Exercise:
Take each line containing "this" and report it exactly as written.

Information provided:
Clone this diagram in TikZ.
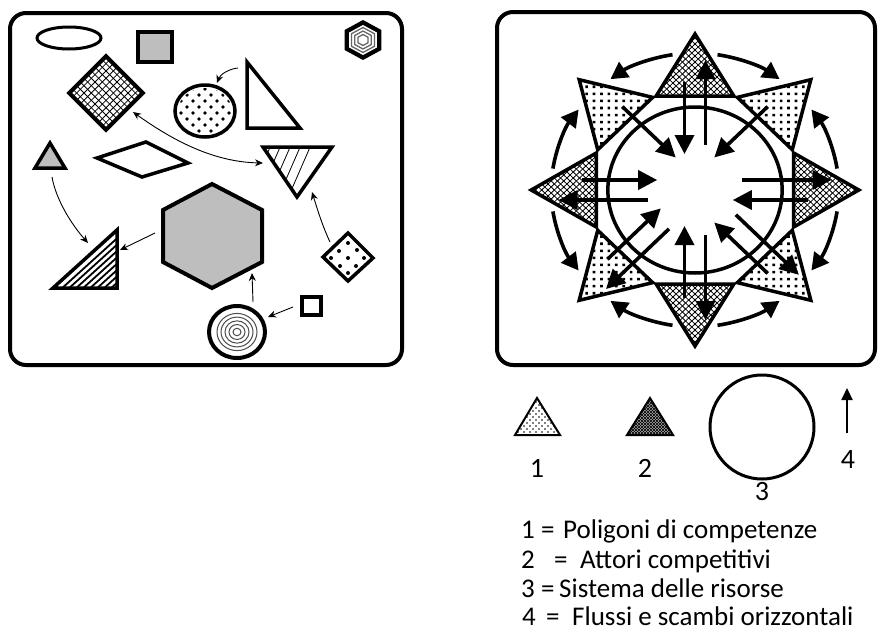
* * *
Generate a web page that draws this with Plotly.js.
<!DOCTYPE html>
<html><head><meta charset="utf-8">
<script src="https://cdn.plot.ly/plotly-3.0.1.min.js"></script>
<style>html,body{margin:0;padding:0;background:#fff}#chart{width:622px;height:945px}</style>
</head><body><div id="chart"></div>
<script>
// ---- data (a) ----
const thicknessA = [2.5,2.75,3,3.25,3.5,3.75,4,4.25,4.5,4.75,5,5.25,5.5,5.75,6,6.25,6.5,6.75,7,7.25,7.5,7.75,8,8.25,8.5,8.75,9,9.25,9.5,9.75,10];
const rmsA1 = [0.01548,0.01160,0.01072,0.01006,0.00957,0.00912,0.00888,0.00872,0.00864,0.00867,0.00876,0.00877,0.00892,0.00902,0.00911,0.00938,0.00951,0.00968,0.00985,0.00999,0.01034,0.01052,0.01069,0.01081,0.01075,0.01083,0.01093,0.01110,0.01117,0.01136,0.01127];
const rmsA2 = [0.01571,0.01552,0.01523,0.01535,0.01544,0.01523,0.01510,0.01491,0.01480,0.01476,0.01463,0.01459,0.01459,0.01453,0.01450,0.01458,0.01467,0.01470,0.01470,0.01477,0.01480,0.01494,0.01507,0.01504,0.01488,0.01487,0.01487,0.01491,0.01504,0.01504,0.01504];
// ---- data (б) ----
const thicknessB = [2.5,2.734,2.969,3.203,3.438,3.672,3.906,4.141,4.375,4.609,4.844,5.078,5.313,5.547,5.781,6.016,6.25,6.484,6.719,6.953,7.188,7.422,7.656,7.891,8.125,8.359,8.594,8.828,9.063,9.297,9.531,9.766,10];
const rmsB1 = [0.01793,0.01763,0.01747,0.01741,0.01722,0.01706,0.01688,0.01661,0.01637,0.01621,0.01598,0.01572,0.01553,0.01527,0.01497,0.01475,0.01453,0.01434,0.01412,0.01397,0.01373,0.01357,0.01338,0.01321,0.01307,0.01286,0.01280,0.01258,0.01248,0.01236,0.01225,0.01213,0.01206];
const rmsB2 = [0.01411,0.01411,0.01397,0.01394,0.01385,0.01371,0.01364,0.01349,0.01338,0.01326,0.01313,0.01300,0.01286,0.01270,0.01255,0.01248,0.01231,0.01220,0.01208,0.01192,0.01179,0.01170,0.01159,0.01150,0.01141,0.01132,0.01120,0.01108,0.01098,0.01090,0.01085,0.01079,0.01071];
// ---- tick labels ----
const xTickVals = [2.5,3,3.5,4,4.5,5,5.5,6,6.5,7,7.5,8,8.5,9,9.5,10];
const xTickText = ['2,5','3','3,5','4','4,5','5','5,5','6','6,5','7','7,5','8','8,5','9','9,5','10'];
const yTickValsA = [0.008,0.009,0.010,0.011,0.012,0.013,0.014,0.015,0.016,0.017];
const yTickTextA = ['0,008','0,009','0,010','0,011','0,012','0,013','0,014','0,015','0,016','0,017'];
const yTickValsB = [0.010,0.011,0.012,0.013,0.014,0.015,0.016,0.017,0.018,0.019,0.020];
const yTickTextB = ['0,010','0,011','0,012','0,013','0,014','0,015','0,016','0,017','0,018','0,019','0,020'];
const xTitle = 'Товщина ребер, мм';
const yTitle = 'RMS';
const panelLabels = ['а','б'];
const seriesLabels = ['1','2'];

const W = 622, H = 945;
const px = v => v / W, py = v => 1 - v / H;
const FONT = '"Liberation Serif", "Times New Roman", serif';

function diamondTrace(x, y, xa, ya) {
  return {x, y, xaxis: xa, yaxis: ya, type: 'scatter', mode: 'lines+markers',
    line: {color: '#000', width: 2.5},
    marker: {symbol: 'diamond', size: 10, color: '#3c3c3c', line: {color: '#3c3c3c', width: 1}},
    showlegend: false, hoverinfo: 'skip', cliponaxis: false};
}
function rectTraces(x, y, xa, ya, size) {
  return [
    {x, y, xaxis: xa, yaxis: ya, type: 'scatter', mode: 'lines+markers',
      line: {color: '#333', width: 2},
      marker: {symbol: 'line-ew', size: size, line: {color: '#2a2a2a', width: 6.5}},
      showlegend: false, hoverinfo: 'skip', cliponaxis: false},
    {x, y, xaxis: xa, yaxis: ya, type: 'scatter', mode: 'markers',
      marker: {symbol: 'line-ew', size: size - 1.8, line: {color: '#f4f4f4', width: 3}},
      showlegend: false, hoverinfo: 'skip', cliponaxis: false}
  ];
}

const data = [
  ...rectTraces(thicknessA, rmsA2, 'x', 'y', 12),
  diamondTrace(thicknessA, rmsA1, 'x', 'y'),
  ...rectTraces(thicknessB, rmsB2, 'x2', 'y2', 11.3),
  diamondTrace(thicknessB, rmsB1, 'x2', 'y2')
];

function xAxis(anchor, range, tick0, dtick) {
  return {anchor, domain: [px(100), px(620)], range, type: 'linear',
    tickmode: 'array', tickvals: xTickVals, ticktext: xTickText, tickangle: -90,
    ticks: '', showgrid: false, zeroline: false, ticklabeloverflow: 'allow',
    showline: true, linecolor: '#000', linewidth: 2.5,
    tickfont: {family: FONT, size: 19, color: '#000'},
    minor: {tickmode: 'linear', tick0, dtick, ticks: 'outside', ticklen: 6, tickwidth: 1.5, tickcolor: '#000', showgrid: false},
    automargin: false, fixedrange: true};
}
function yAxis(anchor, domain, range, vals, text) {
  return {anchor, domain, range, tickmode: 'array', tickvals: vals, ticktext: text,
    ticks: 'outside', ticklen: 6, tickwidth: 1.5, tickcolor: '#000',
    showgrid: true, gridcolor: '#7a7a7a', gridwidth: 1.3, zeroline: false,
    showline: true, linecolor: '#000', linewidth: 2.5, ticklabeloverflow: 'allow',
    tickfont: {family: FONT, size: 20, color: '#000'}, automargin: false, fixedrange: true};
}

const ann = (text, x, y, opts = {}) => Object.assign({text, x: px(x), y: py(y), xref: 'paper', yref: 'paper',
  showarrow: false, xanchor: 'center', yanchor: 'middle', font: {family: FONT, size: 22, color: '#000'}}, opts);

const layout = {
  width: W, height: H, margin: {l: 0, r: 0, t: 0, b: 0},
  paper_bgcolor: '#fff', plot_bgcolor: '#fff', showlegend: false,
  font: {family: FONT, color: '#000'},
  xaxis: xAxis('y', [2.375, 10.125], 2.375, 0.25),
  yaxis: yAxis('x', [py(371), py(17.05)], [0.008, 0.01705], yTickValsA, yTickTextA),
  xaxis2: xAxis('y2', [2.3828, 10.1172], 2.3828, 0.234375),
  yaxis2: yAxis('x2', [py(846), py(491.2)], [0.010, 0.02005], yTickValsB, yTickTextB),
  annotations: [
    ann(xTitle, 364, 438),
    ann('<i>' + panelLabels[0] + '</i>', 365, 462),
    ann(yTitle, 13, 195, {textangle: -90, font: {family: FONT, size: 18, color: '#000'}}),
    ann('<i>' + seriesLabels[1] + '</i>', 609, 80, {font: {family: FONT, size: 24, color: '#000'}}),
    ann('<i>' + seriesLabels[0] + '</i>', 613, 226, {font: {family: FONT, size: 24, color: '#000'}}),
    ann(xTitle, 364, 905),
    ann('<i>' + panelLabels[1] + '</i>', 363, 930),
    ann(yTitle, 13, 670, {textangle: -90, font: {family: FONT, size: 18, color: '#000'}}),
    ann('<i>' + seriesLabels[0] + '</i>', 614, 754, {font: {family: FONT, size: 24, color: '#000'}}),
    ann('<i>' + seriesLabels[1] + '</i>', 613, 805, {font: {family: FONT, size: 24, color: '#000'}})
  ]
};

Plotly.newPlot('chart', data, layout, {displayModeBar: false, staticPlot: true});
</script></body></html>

Exercise response:
Clone this diagram in TikZ.
Generate a web page that draws this with Plotly.js.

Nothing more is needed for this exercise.